## DATA SHOWN
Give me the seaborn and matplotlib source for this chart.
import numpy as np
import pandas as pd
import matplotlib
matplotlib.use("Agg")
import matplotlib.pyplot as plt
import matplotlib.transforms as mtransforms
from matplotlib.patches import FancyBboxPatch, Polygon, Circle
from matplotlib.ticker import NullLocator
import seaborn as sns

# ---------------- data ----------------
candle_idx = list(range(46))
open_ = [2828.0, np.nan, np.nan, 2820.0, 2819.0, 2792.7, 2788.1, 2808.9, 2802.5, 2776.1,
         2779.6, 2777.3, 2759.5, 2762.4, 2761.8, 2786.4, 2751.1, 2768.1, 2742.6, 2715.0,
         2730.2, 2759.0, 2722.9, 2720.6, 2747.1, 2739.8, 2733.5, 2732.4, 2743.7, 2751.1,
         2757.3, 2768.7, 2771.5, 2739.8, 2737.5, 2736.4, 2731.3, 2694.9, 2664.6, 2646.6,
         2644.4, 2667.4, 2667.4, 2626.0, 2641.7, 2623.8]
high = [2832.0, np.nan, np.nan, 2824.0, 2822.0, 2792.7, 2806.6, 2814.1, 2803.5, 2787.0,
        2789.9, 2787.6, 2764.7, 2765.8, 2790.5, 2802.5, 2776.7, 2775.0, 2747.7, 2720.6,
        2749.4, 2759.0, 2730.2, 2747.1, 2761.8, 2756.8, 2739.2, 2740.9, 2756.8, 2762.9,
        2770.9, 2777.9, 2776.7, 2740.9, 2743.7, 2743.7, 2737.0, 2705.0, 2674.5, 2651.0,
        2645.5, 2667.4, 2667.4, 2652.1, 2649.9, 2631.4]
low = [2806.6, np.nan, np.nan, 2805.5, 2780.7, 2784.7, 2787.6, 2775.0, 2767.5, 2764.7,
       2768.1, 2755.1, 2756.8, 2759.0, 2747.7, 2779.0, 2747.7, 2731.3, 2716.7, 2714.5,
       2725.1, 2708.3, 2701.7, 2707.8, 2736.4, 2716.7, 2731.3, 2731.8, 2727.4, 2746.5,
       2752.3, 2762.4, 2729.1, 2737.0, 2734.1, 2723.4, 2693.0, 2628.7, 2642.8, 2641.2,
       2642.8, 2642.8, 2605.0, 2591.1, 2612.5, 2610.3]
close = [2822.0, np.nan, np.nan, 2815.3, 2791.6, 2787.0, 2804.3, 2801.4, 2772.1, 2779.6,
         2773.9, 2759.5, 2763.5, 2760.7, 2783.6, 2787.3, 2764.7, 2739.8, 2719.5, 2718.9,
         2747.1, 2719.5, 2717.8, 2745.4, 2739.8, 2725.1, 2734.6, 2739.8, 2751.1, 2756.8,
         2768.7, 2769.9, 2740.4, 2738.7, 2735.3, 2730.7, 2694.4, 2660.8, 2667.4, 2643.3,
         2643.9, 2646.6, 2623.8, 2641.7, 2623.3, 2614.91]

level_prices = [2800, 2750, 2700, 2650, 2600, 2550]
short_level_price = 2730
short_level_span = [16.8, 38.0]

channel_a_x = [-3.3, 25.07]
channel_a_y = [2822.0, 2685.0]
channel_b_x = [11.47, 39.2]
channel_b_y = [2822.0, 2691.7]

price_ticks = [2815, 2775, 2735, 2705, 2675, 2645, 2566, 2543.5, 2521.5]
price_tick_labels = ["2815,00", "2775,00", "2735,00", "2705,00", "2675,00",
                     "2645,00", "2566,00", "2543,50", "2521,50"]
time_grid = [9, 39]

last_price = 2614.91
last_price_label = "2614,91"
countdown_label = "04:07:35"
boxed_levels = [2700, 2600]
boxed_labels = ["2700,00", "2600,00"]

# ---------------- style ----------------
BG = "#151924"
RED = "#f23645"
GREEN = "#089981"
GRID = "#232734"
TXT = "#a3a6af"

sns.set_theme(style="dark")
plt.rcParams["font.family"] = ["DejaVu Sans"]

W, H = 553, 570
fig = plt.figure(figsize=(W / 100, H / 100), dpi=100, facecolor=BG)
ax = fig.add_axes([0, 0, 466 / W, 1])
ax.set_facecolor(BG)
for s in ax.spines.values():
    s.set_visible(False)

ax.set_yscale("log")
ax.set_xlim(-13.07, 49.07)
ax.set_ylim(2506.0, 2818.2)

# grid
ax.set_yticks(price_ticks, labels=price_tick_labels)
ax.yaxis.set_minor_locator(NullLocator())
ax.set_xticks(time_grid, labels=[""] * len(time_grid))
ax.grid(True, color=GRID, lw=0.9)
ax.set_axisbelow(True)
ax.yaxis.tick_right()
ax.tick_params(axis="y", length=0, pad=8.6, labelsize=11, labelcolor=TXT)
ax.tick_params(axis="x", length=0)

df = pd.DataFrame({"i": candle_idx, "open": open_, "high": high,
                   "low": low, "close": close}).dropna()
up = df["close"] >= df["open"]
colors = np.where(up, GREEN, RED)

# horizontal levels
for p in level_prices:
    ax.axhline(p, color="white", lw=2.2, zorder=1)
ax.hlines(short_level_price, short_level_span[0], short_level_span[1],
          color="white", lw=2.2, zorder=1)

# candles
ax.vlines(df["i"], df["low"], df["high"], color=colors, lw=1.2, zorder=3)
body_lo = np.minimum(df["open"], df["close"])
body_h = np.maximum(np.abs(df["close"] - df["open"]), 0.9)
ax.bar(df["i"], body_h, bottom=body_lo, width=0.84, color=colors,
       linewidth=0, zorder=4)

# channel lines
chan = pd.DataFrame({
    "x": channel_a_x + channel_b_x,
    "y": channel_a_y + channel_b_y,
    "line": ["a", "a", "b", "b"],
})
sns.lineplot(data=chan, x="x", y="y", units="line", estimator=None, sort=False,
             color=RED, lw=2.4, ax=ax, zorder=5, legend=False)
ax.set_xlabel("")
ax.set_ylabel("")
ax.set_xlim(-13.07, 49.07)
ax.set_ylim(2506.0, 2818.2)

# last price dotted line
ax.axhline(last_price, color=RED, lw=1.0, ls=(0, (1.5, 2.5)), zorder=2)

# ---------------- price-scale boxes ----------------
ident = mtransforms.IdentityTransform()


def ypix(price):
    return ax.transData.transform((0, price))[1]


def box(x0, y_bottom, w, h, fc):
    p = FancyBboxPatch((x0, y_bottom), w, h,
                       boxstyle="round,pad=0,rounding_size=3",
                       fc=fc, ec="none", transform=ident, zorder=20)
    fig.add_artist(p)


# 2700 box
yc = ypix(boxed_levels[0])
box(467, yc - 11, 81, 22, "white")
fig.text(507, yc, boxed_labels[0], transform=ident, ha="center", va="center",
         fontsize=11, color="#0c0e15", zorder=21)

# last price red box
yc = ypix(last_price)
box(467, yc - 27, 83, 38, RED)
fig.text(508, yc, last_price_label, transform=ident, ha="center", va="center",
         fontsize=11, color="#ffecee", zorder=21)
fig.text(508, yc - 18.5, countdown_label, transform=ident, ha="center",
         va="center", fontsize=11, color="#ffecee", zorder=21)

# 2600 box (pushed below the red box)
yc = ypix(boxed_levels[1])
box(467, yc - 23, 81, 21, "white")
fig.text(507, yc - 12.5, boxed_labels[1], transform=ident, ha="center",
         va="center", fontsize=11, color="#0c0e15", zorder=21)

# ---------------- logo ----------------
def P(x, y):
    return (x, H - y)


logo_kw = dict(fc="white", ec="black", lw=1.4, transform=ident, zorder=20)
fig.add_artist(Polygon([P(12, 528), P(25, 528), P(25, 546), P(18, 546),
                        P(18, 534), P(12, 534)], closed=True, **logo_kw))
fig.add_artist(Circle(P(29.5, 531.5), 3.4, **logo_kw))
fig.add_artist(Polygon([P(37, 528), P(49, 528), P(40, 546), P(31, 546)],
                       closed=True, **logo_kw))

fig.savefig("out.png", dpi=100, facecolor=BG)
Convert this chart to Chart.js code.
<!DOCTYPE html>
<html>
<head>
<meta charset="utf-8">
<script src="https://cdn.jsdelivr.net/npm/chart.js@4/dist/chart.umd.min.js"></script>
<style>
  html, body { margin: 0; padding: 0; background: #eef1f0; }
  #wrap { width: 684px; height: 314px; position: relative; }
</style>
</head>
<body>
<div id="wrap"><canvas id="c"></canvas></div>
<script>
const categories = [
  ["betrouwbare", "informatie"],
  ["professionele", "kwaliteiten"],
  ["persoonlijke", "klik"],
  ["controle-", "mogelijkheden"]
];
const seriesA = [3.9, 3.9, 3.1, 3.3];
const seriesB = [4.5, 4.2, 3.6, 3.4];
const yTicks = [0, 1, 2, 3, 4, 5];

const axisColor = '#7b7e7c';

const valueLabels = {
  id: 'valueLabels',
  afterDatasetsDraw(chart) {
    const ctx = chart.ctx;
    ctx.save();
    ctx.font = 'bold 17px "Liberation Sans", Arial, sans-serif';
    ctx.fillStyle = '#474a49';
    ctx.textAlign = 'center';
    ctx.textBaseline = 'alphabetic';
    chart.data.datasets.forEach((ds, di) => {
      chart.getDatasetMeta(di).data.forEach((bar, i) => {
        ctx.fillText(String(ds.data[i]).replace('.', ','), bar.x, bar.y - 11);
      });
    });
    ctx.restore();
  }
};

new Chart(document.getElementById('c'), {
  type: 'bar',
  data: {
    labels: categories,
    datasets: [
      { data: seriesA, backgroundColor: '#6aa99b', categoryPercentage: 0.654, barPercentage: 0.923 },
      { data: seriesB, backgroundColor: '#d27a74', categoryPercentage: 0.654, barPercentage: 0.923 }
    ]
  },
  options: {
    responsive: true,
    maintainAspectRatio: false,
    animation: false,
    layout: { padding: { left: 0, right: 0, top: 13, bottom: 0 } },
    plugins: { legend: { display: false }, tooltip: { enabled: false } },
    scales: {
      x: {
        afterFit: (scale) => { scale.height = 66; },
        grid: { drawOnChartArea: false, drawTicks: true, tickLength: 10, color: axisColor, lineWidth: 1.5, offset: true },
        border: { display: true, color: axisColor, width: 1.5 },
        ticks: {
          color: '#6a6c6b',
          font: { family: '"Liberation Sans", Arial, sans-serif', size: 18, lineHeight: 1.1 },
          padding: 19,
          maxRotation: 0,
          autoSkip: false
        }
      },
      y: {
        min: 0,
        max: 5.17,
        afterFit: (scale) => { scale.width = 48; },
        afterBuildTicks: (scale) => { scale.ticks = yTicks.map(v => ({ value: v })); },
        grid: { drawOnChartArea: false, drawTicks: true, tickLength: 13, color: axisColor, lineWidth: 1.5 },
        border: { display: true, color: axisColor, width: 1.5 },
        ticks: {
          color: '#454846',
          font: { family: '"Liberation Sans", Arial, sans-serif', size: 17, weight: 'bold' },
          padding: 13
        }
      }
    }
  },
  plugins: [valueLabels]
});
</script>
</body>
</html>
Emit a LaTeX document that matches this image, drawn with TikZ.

## STATED EXERCISE
Every line from the first entry to the line containing "import seaborn as sns" should be transcribed exactly, and nothing beyond it.

## ANSWER TO THIS TASK
Give me the seaborn and matplotlib source for this chart.
import numpy as np
import pandas as pd
import matplotlib
matplotlib.use("Agg")
import matplotlib.pyplot as plt
import matplotlib.transforms as mtransforms
from matplotlib.patches import FancyBboxPatch, Polygon, Circle
from matplotlib.ticker import NullLocator
import seaborn as sns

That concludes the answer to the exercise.